Carl Jung called immanence "the deep truth." This blog explores a Jungian view of immanence: the divine within.
“God is Life, he is the essence of Life, or, if we prefer, the essence of Life is God. Saying this we already know what is God the father they almighty, creator of heaven and earth, we know it not by the effect of a learning or of some knowledge, we don’t know it by the thought, on the background of the truth of the world ; we know it and we can know it only in and by the Life itself. We can know it only in God.” -Michel Henry
For much of recent history we have been taught that God exists somewhere outside of life, beyond experience. But this is simply a perceptual illusion. The sacred, perceived as an idealized transcendent beyond, is an illusive boundary at the horizon of consciousness. This sacred beyond is our own growing edge, a perceptual illusion that calls forth the evolution of consciousness.
The transcendent horizon beckons us forth until we develop the capacities to begin to work with the truth available to our perceptual awareness. It is only then that we can discover a relationship with God and begin to truly know God. And in realizing this relationship with God we find that we are contained within God. Life is not simply our biological life but a divine life, a phenomenological life that is the life of God.

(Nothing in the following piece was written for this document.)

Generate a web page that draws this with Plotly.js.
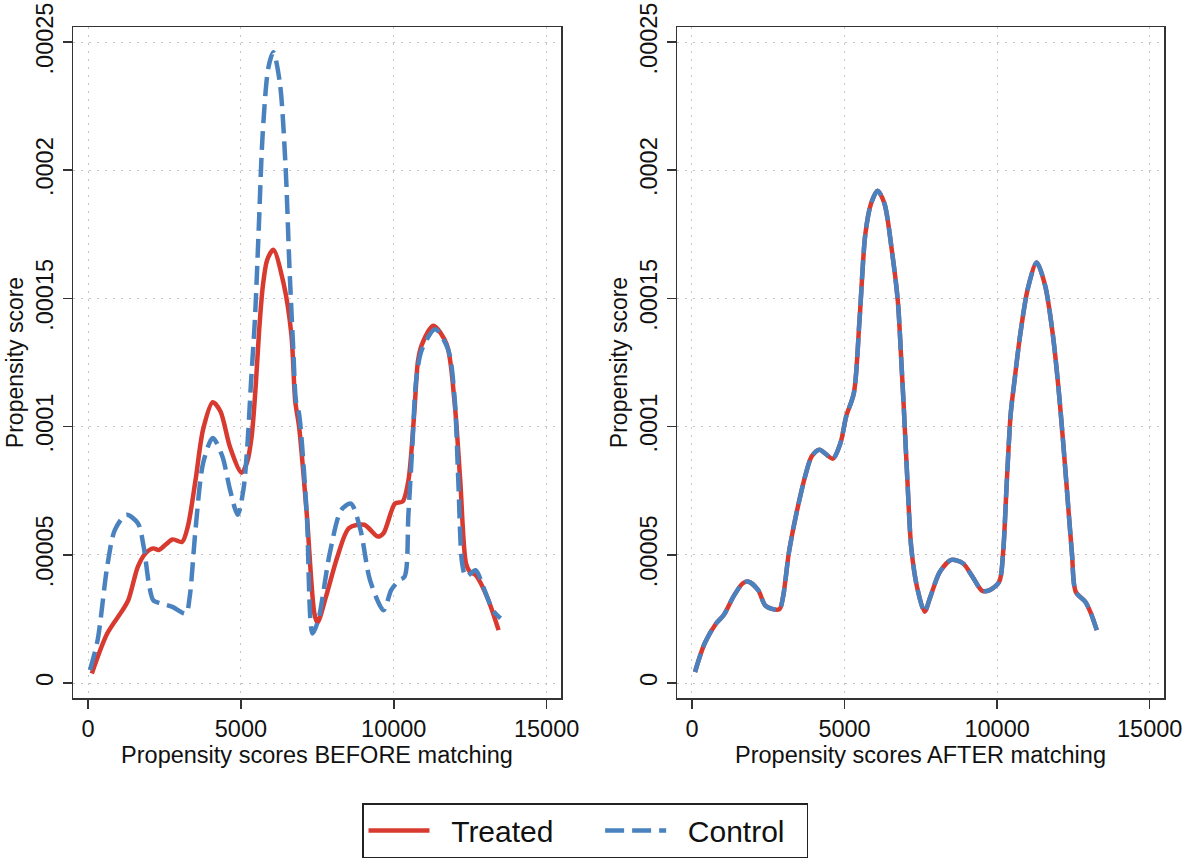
<!DOCTYPE html>
<html>
<head>
<meta charset="utf-8">
<script src="https://cdn.plot.ly/plotly-3.0.1.min.js"></script>
<style>html,body{margin:0;padding:0;background:#fff;}#chart{width:1192px;height:860px;}</style>
</head>
<body>
<div id="chart"></div>
<script>
// Values in units of 1e-5 (density)
const beforeTreatedX = [125, 628, 1130, 1318, 1632, 1883, 2134, 2322, 2762, 3075, 3264, 3515, 3766, 4080, 4330, 4644, 5021, 5200, 5350, 5480, 5600, 5720, 5860, 6062, 6400, 6651, 6777, 6903, 7154, 7405, 7505, 7782, 8159, 8535, 9037, 9477, 9665, 10041, 10292, 10480, 10669, 10794, 10919, 11296, 11734, 11985, 12174, 12362, 12488, 12676, 13052, 13429];
const beforeTreatedY = [0.37, 1.93, 2.84, 3.23, 4.54, 5.06, 5.25, 5.19, 5.6, 5.5, 6.1, 7.9, 9.9, 10.95, 10.6, 9.2, 8.2, 8.6, 9.6, 11.5, 13.8, 15.5, 16.5, 16.9, 15.56, 13.6, 11.0, 10.0, 6.6, 2.7, 2.35, 3.36, 4.93, 6.04, 6.17, 5.71, 5.84, 7.0, 7.08, 7.9, 10.5, 12.57, 13.2, 13.93, 13.2, 11.0, 7.9, 4.67, 4.34, 4.21, 3.36, 2.06];

const beforeControlX = [63, 314, 628, 879, 1255, 1632, 1820, 2008, 2134, 2385, 2761, 3201, 3326, 3515, 3766, 4080, 4393, 4644, 4895, 5083, 5209, 5335, 5460, 5587, 5712, 5899, 6062, 6275, 6463, 6589, 6714, 6802, 6903, 7154, 7342, 7530, 7907, 8284, 8598, 8912, 9226, 9665, 9916, 10167, 10355, 10480, 10606, 10731, 10919, 11358, 11780, 11985, 12111, 12237, 12362, 12676, 12927, 13241, 13492];
const beforeControlY = [0.5, 1.67, 4.54, 5.97, 6.56, 6.23, 5.32, 3.75, 3.23, 3.1, 2.97, 2.71, 3.36, 5.97, 8.58, 9.56, 8.84, 7.54, 6.56, 7.54, 9.2, 11.8, 14.2, 17.8, 21.4, 24.0, 24.6, 23.4, 20.1, 16.2, 13.0, 11.0, 10.5, 6.6, 1.93, 2.45, 5.06, 6.75, 7.0, 5.97, 4.0, 2.84, 3.62, 4.0, 4.15, 6.6, 9.2, 11.8, 13.0, 13.8, 13.0, 11.2, 7.9, 4.67, 4.15, 4.4, 3.75, 2.84, 2.52];

const afterX = [100, 414, 790, 1041, 1354, 1668, 1856, 2170, 2420, 2859, 2985, 3173, 3424, 3737, 3925, 4176, 4615, 4866, 5054, 5304, 5493, 5681, 5869, 6082, 6307, 6558, 6746, 6872, 6935, 7060, 7185, 7374, 7624, 7812, 8126, 8502, 8878, 9192, 9505, 9756, 10070, 10195, 10320, 10446, 10571, 10759, 11010, 11298, 11574, 11825, 12051, 12264, 12452, 12577, 12890, 13079, 13267];
const afterTreatedY = [0.43, 1.54, 2.32, 2.65, 3.36, 3.89, 3.95, 3.62, 3.0, 2.87, 3.36, 5.06, 6.62, 8.19, 8.84, 9.1, 8.75, 9.36, 10.4, 11.3, 14.2, 17.5, 18.7, 19.2, 18.7, 16.8, 14.9, 12.3, 10.9, 7.9, 5.3, 3.75, 2.78, 3.36, 4.34, 4.8, 4.67, 4.15, 3.6, 3.62, 3.95, 5.06, 7.9, 10.5, 11.8, 13.6, 15.4, 16.4, 15.5, 13.6, 11.0, 7.9, 5.06, 3.56, 3.17, 2.71, 2.06];
const afterControlY = afterTreatedY.slice();

const seriesNames = ["Treated", "Control"];
const xTickVals = [0, 5000, 10000, 15000];
const xTickText = ["0", "5000", "10000", "15000"];
const yTickVals = [0, 0.00005, 0.0001, 0.00015, 0.0002, 0.00025];
const yTickText = ["0", ".00005", ".0001", ".00015", ".0002", ".00025"];

const scale = v => v.map(d => d * 1e-5);
const RED = "#d83a30";
const BLUE = "#4a82bf";
const FONT = "Liberation Sans, Arial, Helvetica, sans-serif";
const NB = "\u00a0";

const traces = [
  {x: beforeTreatedX, y: scale(beforeTreatedY), name: NB + NB + seriesNames[0] + NB.repeat(5), type: "scatter", mode: "lines",
   line: {color: RED, width: 4.5, shape: "spline", smoothing: 0.8}, xaxis: "x", yaxis: "y"},
  {x: beforeControlX, y: scale(beforeControlY), name: NB + NB + seriesNames[1] + NB + NB, type: "scatter", mode: "lines",
   line: {color: BLUE, width: 4.5, dash: "19px,8px", shape: "spline", smoothing: 0.8}, xaxis: "x", yaxis: "y"},
  {x: afterX, y: scale(afterTreatedY), name: seriesNames[0], type: "scatter", mode: "lines", showlegend: false,
   line: {color: RED, width: 4.5, shape: "spline", smoothing: 0.8}, xaxis: "x2", yaxis: "y2"},
  {x: afterX, y: scale(afterControlY), name: seriesNames[1], type: "scatter", mode: "lines", showlegend: false,
   line: {color: BLUE, width: 4.5, dash: "19px,7px", shape: "spline", smoothing: 0.8}, xaxis: "x2", yaxis: "y2"}
];

const xRange = [-491, 15470];
const yRange = [-0.00000585, 0.00025585];

function xAxis(domain, title) {
  return {
    domain: domain, range: xRange, tickvals: xTickVals, ticktext: xTickText,
    ticks: "outside", ticklen: 9, tickwidth: 1.5, tickcolor: "#333",
    showline: true, mirror: true, linecolor: "#333", linewidth: 1.5,
    showgrid: true, gridcolor: "#c4c4c4", gridwidth: 1, griddash: "2px,6px",
    zeroline: false, tickfont: {family: FONT, size: 23.5, color: "#111"},
    title: {text: title, font: {family: FONT, size: 23.5, color: "#111"}, standoff: 1},
    fixedrange: true
  };
}
function yAxis(domain, anchor) {
  return {
    domain: domain, range: yRange, tickvals: yTickVals, ticktext: yTickText, anchor: anchor,
    ticks: "outside", ticklen: 9, tickwidth: 1.5, tickcolor: "#333", tickangle: -90,
    showline: true, mirror: true, linecolor: "#333", linewidth: 1.5,
    showgrid: true, gridcolor: "#c4c4c4", gridwidth: 1, griddash: "2px,6px",
    zeroline: false, tickfont: {family: FONT, size: 23.5, color: "#111"},
    title: {text: "Propensity score", font: {family: FONT, size: 23, color: "#111"}, standoff: 2},
    fixedrange: true
  };
}

const yDom = [1 - 698 / 860, 1 - 27 / 860];
const layout = {
  width: 1192, height: 860,
  margin: {l: 0, r: 0, t: 0, b: 0},
  paper_bgcolor: "#fff", plot_bgcolor: "#fff",
  font: {family: FONT, color: "#111"},
  xaxis: xAxis([73 / 1192, 561 / 1192], "Propensity scores BEFORE matching"),
  yaxis: yAxis(yDom, "x"),
  xaxis2: xAxis([677 / 1192, 1164 / 1192], "Propensity scores AFTER matching"),
  yaxis2: yAxis(yDom, "x2"),
  showlegend: true,
  legend: {
    orientation: "h", x: 585 / 1192, xanchor: "center", y: 1 - 803 / 860, yanchor: "top",
    bordercolor: "#222", borderwidth: 1.5, bgcolor: "#fff",
    font: {family: FONT, size: 30, color: "#111"}, itemwidth: 61,
    traceorder: "normal"
  }
};

Plotly.newPlot("chart", traces, layout, {displayModeBar: false, staticPlot: true});
</script>
</body>
</html>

The ego tends to focus its gaze upon the transcendent horizon, always wanting more, desiring more. But there is the possibility of a moment when the ego (as awareness) has achieved the perspective necessary to shift its gaze to that which is immanent and real.
This is the immanent turn, a point in the history of the development of consciousness when we are ready to perceive the truth with our own eyes, to know what is real with our own hearts. This is the moment in our development when we are ready to know the creative ground of life as a perceptual truth. To get to this point we must clarify the egos reliance upon fantasy, upon grandiosity and self-delusion.
The phenomenology of the sacred is a humble act, experienced within a life lived close to the bone. Phenomenology provides a theoretical framework, a language and form of experimentation, in which we can grow our ability to perceive the immanent truth: the sacred is not far off, but is instead the very root of life, emerging and pulsating throughout life, and perceptible through the field of consciousness.